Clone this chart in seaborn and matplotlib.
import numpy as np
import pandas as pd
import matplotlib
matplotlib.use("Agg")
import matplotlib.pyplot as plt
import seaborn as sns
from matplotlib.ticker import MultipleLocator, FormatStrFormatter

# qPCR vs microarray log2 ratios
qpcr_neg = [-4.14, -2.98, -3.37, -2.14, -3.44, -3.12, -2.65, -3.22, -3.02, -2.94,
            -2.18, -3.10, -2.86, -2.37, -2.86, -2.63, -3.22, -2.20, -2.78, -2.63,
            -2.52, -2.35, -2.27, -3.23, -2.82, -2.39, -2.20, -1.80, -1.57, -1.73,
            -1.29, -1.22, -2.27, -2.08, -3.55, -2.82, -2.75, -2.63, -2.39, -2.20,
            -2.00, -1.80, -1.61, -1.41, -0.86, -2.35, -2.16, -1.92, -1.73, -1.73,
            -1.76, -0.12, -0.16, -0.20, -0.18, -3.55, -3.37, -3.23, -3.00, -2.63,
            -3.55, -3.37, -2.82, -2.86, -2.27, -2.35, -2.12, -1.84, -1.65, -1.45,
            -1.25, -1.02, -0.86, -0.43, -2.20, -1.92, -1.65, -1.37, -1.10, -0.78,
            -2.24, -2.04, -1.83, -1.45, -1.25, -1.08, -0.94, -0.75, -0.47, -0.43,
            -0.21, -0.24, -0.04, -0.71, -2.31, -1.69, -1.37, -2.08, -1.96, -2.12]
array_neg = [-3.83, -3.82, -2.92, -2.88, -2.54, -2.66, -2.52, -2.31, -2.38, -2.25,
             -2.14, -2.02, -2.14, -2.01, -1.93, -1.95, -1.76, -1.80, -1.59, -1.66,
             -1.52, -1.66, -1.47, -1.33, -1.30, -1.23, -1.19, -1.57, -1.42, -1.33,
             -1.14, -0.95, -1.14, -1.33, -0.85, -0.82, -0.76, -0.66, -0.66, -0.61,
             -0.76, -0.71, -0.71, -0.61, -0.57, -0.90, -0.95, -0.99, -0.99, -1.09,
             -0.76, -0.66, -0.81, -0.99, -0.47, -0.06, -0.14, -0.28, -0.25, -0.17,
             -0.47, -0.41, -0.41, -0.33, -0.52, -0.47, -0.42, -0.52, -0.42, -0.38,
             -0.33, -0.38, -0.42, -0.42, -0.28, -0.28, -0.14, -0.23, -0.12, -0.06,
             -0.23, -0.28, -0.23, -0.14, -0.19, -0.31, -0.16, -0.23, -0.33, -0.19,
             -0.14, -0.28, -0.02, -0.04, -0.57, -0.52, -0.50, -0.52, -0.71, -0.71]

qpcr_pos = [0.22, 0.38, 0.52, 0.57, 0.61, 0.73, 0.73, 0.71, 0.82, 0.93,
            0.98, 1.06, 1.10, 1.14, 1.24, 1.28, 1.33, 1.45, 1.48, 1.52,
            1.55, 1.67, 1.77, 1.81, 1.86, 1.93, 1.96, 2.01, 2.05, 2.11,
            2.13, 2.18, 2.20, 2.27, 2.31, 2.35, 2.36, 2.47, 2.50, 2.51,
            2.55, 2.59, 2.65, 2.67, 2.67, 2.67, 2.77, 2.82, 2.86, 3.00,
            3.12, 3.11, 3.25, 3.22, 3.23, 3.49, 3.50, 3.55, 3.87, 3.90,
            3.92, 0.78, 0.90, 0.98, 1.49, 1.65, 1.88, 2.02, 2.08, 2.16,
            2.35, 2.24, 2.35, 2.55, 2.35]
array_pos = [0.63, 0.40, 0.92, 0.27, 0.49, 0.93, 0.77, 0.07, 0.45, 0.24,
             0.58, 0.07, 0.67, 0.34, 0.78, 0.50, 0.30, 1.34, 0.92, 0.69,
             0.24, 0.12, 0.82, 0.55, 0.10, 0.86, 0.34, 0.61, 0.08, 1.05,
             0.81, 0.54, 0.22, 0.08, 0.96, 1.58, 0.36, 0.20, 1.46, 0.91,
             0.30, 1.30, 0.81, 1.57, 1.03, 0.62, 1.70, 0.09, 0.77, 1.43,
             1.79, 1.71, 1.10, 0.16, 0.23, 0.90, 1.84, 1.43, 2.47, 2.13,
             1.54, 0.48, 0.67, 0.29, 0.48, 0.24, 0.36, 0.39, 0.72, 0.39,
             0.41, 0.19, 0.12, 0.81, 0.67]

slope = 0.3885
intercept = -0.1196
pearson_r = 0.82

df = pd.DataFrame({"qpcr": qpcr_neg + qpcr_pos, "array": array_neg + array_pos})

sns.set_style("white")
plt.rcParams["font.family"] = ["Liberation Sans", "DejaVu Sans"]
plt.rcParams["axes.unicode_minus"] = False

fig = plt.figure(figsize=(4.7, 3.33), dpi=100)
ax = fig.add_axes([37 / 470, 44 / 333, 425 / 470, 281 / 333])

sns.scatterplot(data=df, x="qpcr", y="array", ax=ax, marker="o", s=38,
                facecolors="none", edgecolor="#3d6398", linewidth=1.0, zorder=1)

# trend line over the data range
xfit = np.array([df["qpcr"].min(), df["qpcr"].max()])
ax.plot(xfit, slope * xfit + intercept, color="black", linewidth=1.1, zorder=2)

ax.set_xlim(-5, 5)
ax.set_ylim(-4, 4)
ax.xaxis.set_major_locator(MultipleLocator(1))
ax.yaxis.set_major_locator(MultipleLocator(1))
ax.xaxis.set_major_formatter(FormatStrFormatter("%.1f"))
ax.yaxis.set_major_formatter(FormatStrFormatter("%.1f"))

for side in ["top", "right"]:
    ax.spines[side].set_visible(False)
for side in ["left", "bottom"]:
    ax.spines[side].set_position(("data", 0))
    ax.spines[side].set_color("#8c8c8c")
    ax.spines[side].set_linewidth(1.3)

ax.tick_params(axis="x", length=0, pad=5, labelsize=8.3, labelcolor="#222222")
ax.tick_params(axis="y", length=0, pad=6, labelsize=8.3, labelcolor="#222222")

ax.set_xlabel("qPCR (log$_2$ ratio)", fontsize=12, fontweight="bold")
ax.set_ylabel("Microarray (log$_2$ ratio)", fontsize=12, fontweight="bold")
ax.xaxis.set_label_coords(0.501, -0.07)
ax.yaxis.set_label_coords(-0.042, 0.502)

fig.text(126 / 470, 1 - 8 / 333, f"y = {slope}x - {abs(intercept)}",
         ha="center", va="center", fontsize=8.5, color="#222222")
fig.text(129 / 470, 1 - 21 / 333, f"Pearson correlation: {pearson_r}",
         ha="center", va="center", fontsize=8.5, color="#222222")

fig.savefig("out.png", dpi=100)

++++

◆ **REQUIREMENT**
Give again, word for word, the lines of the listing, starting at its first line and ending with the line containing "-0.52, -0.71, -0.71]".

◆ **RESPONSE TO THIS TASK**
Clone this chart in seaborn and matplotlib.
import numpy as np
import pandas as pd
import matplotlib
matplotlib.use("Agg")
import matplotlib.pyplot as plt
import seaborn as sns
from matplotlib.ticker import MultipleLocator, FormatStrFormatter

# qPCR vs microarray log2 ratios
qpcr_neg = [-4.14, -2.98, -3.37, -2.14, -3.44, -3.12, -2.65, -3.22, -3.02, -2.94,
            -2.18, -3.10, -2.86, -2.37, -2.86, -2.63, -3.22, -2.20, -2.78, -2.63,
            -2.52, -2.35, -2.27, -3.23, -2.82, -2.39, -2.20, -1.80, -1.57, -1.73,
            -1.29, -1.22, -2.27, -2.08, -3.55, -2.82, -2.75, -2.63, -2.39, -2.20,
            -2.00, -1.80, -1.61, -1.41, -0.86, -2.35, -2.16, -1.92, -1.73, -1.73,
            -1.76, -0.12, -0.16, -0.20, -0.18, -3.55, -3.37, -3.23, -3.00, -2.63,
            -3.55, -3.37, -2.82, -2.86, -2.27, -2.35, -2.12, -1.84, -1.65, -1.45,
            -1.25, -1.02, -0.86, -0.43, -2.20, -1.92, -1.65, -1.37, -1.10, -0.78,
            -2.24, -2.04, -1.83, -1.45, -1.25, -1.08, -0.94, -0.75, -0.47, -0.43,
            -0.21, -0.24, -0.04, -0.71, -2.31, -1.69, -1.37, -2.08, -1.96, -2.12]
array_neg = [-3.83, -3.82, -2.92, -2.88, -2.54, -2.66, -2.52, -2.31, -2.38, -2.25,
             -2.14, -2.02, -2.14, -2.01, -1.93, -1.95, -1.76, -1.80, -1.59, -1.66,
             -1.52, -1.66, -1.47, -1.33, -1.30, -1.23, -1.19, -1.57, -1.42, -1.33,
             -1.14, -0.95, -1.14, -1.33, -0.85, -0.82, -0.76, -0.66, -0.66, -0.61,
             -0.76, -0.71, -0.71, -0.61, -0.57, -0.90, -0.95, -0.99, -0.99, -1.09,
             -0.76, -0.66, -0.81, -0.99, -0.47, -0.06, -0.14, -0.28, -0.25, -0.17,
             -0.47, -0.41, -0.41, -0.33, -0.52, -0.47, -0.42, -0.52, -0.42, -0.38,
             -0.33, -0.38, -0.42, -0.42, -0.28, -0.28, -0.14, -0.23, -0.12, -0.06,
             -0.23, -0.28, -0.23, -0.14, -0.19, -0.31, -0.16, -0.23, -0.33, -0.19,
             -0.14, -0.28, -0.02, -0.04, -0.57, -0.52, -0.50, -0.52, -0.71, -0.71]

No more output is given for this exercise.